I have a learning disability, dyslexia, and it seemed to many people that my problems with reading, writing and math would put a hard limit on how far I could progress in my life.
Indeed this seemed to be the case when I left secondary school with poor qualifications and no real prospects.
I was lucky to get the opportunity to go to technical college where I did well on a radio, TV and electronics course, concentrating in the last year in control systems.
I did so well in technical college that I was able to go to University on an Engineering Process Control Course, after a struggle through University I finally achieved a BSc 2.1 Hons and had the opportunity to do a PhD in Expert Systems for process control.
Life has never been easy for me and even with a PhD it was a year before I got a job working on Advanced Control Systems which has been my primary area of expertise ever since.

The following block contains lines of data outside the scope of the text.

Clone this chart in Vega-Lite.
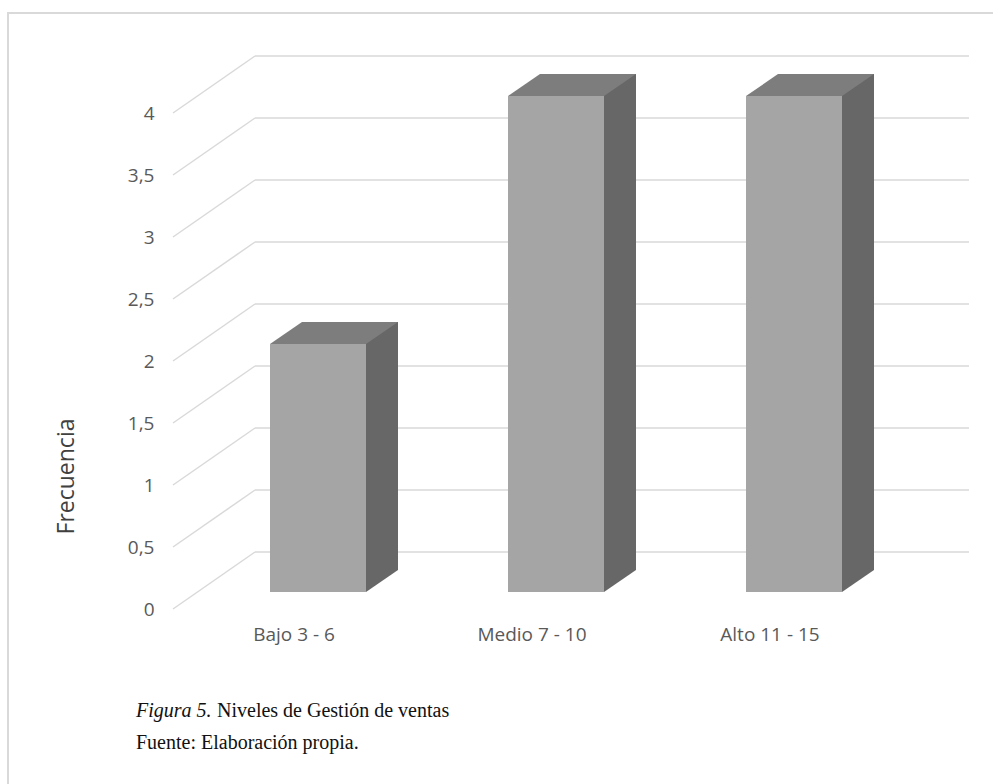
{
  "$schema": "https://vega.github.io/schema/vega-lite/v6.json",
  "width": 714,
  "height": 496,
  "autosize": {"type": "none"},
  "padding": {"left": 173, "top": 113, "right": 106, "bottom": 175},
  "background": "white",
  "config": {"view": {"stroke": null}, "font": "Open Sans"},
  "datasets": {
    "niveles": [
      {"nivel": "Bajo 3 - 6", "frecuencia": 2},
      {"nivel": "Medio 7 - 10", "frecuencia": 4},
      {"nivel": "Alto 11 - 15", "frecuencia": 4}
    ],
    "marcas": [
      {"v": 0}, {"v": 0.5}, {"v": 1}, {"v": 1.5}, {"v": 2},
      {"v": 2.5}, {"v": 3}, {"v": 3.5}, {"v": 4}
    ]
  },
  "layer": [
    {
      "data": {"values": [{}]},
      "mark": {"type": "rect", "fill": null, "stroke": "#d9d9d9", "strokeWidth": 2},
      "encoding": {
        "x": {"value": -165},
        "x2": {"value": 900},
        "y": {"value": -100},
        "y2": {"value": 800}
      }
    },
    {
      "data": {"name": "marcas"},
      "mark": {"type": "rule", "color": "#d9d9d9", "strokeWidth": 1.5, "yOffset": -57},
      "encoding": {
        "x": {"value": 82},
        "x2": {"value": 796},
        "y": {"field": "v", "type": "quantitative", "scale": {"domain": [0, 4], "nice": false}}
      }
    },
    {
      "data": {"name": "marcas"},
      "mark": {"type": "rule", "color": "#d9d9d9", "strokeWidth": 1.5, "y2Offset": -57},
      "encoding": {
        "x": {"value": 0},
        "x2": {"value": 82},
        "y": {"field": "v", "type": "quantitative", "scale": {"domain": [0, 4], "nice": false}},
        "y2": {"field": "v"}
      }
    },
    {
      "data": {"name": "niveles"},
      "layer": [
        {
          "mark": {"type": "bar", "width": 96, "xOffset": 26, "yOffset": -17, "y2Offset": -17, "color": "#a5a5a5"},
          "encoding": {
            "x": {
              "field": "nivel", "type": "nominal", "sort": null,
              "scale": {"paddingInner": 0.6, "paddingOuter": 0.3},
              "axis": {
                "title": null, "ticks": false, "domain": false, "labelAngle": 0,
                "labelFontSize": 19, "labelColor": "#595959", "labelPadding": 16, "labelOffset": 2
              }
            },
            "y": {
              "field": "frecuencia", "type": "quantitative",
              "scale": {"domain": [0, 4], "nice": false},
              "axis": {
                "values": [0, 0.5, 1, 1.5, 2, 2.5, 3, 3.5, 4],
                "labelExpr": "replace(format(datum.value, '~g'), '.', ',')",
                "ticks": false, "domain": false, "grid": false,
                "labelPadding": 19, "labelFontSize": 19, "labelColor": "#595959",
                "title": "Frecuencia", "titleFontSize": 23, "titleFontWeight": "normal",
                "titleColor": "#404040", "titleX": -107, "titleY": 363, "titleAngle": -90,
                "titleAlign": "center", "titleBaseline": "middle"
              }
            },
            "y2": {"datum": 0}
          }
        },
        {
          "mark": {"type": "bar", "width": 32, "xOffset": 90, "yOffset": -39, "y2Offset": -39, "color": "#676767"},
          "encoding": {
            "x": {"field": "nivel", "type": "nominal", "sort": null},
            "y": {"field": "frecuencia", "type": "quantitative", "scale": {"domain": [0, 4], "nice": false}},
            "y2": {"datum": 0}
          }
        },
        {
          "mark": {
            "type": "point", "filled": true, "opacity": 1, "color": "#676767", "strokeWidth": 0,
            "shape": "M -1 -0.6875 L 1 -0.6875 L -1 0.6875 Z", "size": 1024,
            "xOffset": 90, "yOffset": -28
          },
          "encoding": {
            "x": {"field": "nivel", "type": "nominal", "sort": null},
            "y": {"datum": 0, "type": "quantitative", "scale": {"domain": [0, 4], "nice": false}}
          }
        },
        {
          "mark": {
            "type": "point", "filled": true, "opacity": 1, "color": "#7d7d7d", "strokeWidth": 0,
            "shape": "M -1 0.171875 L 0.5 0.171875 L 1 -0.171875 L -0.5 -0.171875 Z", "size": 16384,
            "xOffset": 42, "yOffset": -28
          },
          "encoding": {
            "x": {"field": "nivel", "type": "nominal", "sort": null},
            "y": {"field": "frecuencia", "type": "quantitative", "scale": {"domain": [0, 4], "nice": false}}
          }
        }
      ]
    },
    {
      "data": {"values": [{}]},
      "mark": {"type": "text", "text": "Figura 5.", "font": "Liberation Serif", "fontSize": 20, "fontStyle": "italic", "align": "left", "baseline": "alphabetic", "color": "#111111"},
      "encoding": {"x": {"value": -37}, "y": {"value": 604}}
    },
    {
      "data": {"values": [{}]},
      "mark": {"type": "text", "text": "Niveles de Gestión de ventas", "font": "Liberation Serif", "fontSize": 20, "align": "left", "baseline": "alphabetic", "color": "#111111"},
      "encoding": {"x": {"value": 44}, "y": {"value": 604}}
    },
    {
      "data": {"values": [{}]},
      "mark": {"type": "text", "text": "Fuente: Elaboración propia.", "font": "Liberation Serif", "fontSize": 20, "align": "left", "baseline": "alphabetic", "color": "#111111"},
      "encoding": {"x": {"value": -37}, "y": {"value": 636}}
    }
  ]
}
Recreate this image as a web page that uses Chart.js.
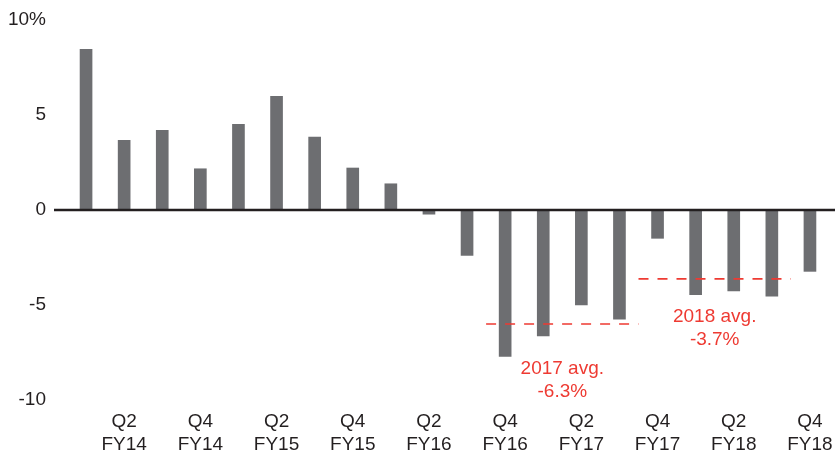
<!DOCTYPE html>
<html>
<head>
<meta charset="utf-8">
<script src="https://cdn.jsdelivr.net/npm/chart.js@4/dist/chart.umd.min.js"></script>
<style>
  html, body { margin: 0; padding: 0; background: #ffffff; }
  #wrap { width: 835px; height: 455px; position: relative; }
</style>
</head>
<body>
<div id="wrap"><canvas id="c" width="835" height="455"></canvas></div>
<script>
// ---- Data ----
const categories = [
  'Q1 FY14','Q2 FY14','Q3 FY14','Q4 FY14',
  'Q1 FY15','Q2 FY15','Q3 FY15','Q4 FY15',
  'Q1 FY16','Q2 FY16','Q3 FY16','Q4 FY16',
  'Q1 FY17','Q2 FY17','Q3 FY17','Q4 FY17',
  'Q1 FY18','Q2 FY18','Q3 FY18','Q4 FY18'
];
const values = [
  8.46, 3.67, 4.19, 2.17,
  4.51, 5.98, 3.84, 2.21,
  1.38, -0.22, -2.39, -7.70,
  -6.63, -5.00, -5.75, -1.49,
  -4.46, -4.26, -4.53, -3.23
];
const yTicks = [-10, -5, 0, 5, 10];
const avgLabels = [['2017 avg.', '-6.3%'], ['2018 avg.', '-3.7%']];
const avgLevels = [-6.0, -3.63];
const avgFrom = [10.5, 14.5];
const avgTo = [14.5, 18.5];

// ---- Styles / positions ----
const BAR = '#6d6e71';
const RED = '#ee3a32';
const INK = '#231f20';
const FONT = '"Liberation Sans", Arial, Helvetica, sans-serif';
const FS = 19;
const annoPos = [{ x: 12.5, y: -8.37 }, { x: 16.5, y: -5.62 }];

// pixel for a fractional category position, via the category scale
function xPix(scale, v) {
  const i = Math.floor(v);
  const a = scale.getPixelForValue(i);
  const b = scale.getPixelForValue(i + 1);
  return a + (v - i) * (b - a);
}

const overlay = {
  id: 'overlay',
  afterDatasetsDraw(chart) {
    const ctx = chart.ctx;
    const y = chart.scales.y;
    const x = chart.scales.x;
    const y0 = y.getPixelForValue(0);
    ctx.save();
    // zero line
    ctx.strokeStyle = INK;
    ctx.lineWidth = 2.6;
    ctx.beginPath();
    ctx.moveTo(54, y0);
    ctx.lineTo(chart.width, y0);
    ctx.stroke();

    // average dashed lines
    ctx.strokeStyle = RED;
    ctx.lineWidth = 1.7;
    ctx.setLineDash([10, 9]);
    avgLevels.forEach((lv, i) => {
      const py = y.getPixelForValue(lv);
      ctx.beginPath();
      ctx.moveTo(xPix(x, avgFrom[i]), py);
      ctx.lineTo(xPix(x, avgTo[i]), py);
      ctx.stroke();
    });
    ctx.setLineDash([]);

    // labels
    ctx.fillStyle = RED;
    ctx.font = FS + 'px ' + FONT;
    ctx.textAlign = 'center';
    ctx.textBaseline = 'middle';
    avgLabels.forEach((lines, i) => {
      const px = xPix(x, annoPos[i].x);
      const py = y.getPixelForValue(annoPos[i].y);
      lines.forEach((t, j) => ctx.fillText(t, px, py + j * 22.5));
    });
    ctx.restore();
  }
};

new Chart(document.getElementById('c'), {
  type: 'bar',
  data: {
    labels: categories,
    datasets: [
      {
        data: values,
        backgroundColor: BAR,
        borderWidth: 0,
        barThickness: 12
      }
    ]
  },
  options: {
    responsive: false,
    animation: false,
    layout: { padding: { left: 0, right: 6, top: 20, bottom: 0 } },
    plugins: { legend: { display: false }, tooltip: { enabled: false } },
    scales: {
      x: {
        type: 'category',
        offset: true,
        grid: { display: false, drawTicks: false },
        border: { display: false },
        afterFit: (s) => { s.height = 55; s.paddingLeft = 0; s.paddingRight = 0; },
        ticks: {
          autoSkip: false,
          maxRotation: 0,
          minRotation: 0,
          padding: 10,
          color: INK,
          font: { family: FONT, size: FS, lineHeight: 1.23 },
          callback: function (v, i) {
            if (i % 2 === 1) {
              const parts = categories[i].split(' ');
              return [parts[0], parts[1]];
            }
            return '';
          }
        }
      },
      y: {
        min: yTicks[0],
        max: yTicks[yTicks.length - 1],
        afterBuildTicks: (s) => { s.ticks = yTicks.map(v => ({ value: v })); },
        afterFit: (s) => { s.width = 67; s.paddingTop = 0; s.paddingBottom = 0; },
        grid: { display: false, drawTicks: false },
        border: { display: false },
        ticks: {
          padding: 21,
          color: INK,
          font: { family: FONT, size: FS },
          callback: (v) => (v === 10 ? '10%' : String(v))
        }
      }
    }
  },
  plugins: [overlay]
});
</script>
</body>
</html>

I have had a patchy and broken career from this point and have worked on job sites all around the world, although I am from the UK I have spent a large time working in the US.
I tried unsuccessfully to start a business in share trading and got burned and have worked in a number of companies gaining diverse engineering experience but always coming back to the Advanced Control Systems where I felt I had advanced as far as I could.
Finally I could get no further visa extensions and could no longer work in the US, where I have a house, at the same time I have been squeezed out of work by the global depression. All I could see was that I was desperate to get a job before my money ran out. I was literally on the point of a mental breakdown.
This is the point where I decided I just had to stop thinking about my economic situation, relax and start trying to figure out what was important in life. In this process I realized that hard engineering does not have the appeal for me that it used to have and now I believe that my greatest assets are my soft skills, my empathy and my intuition.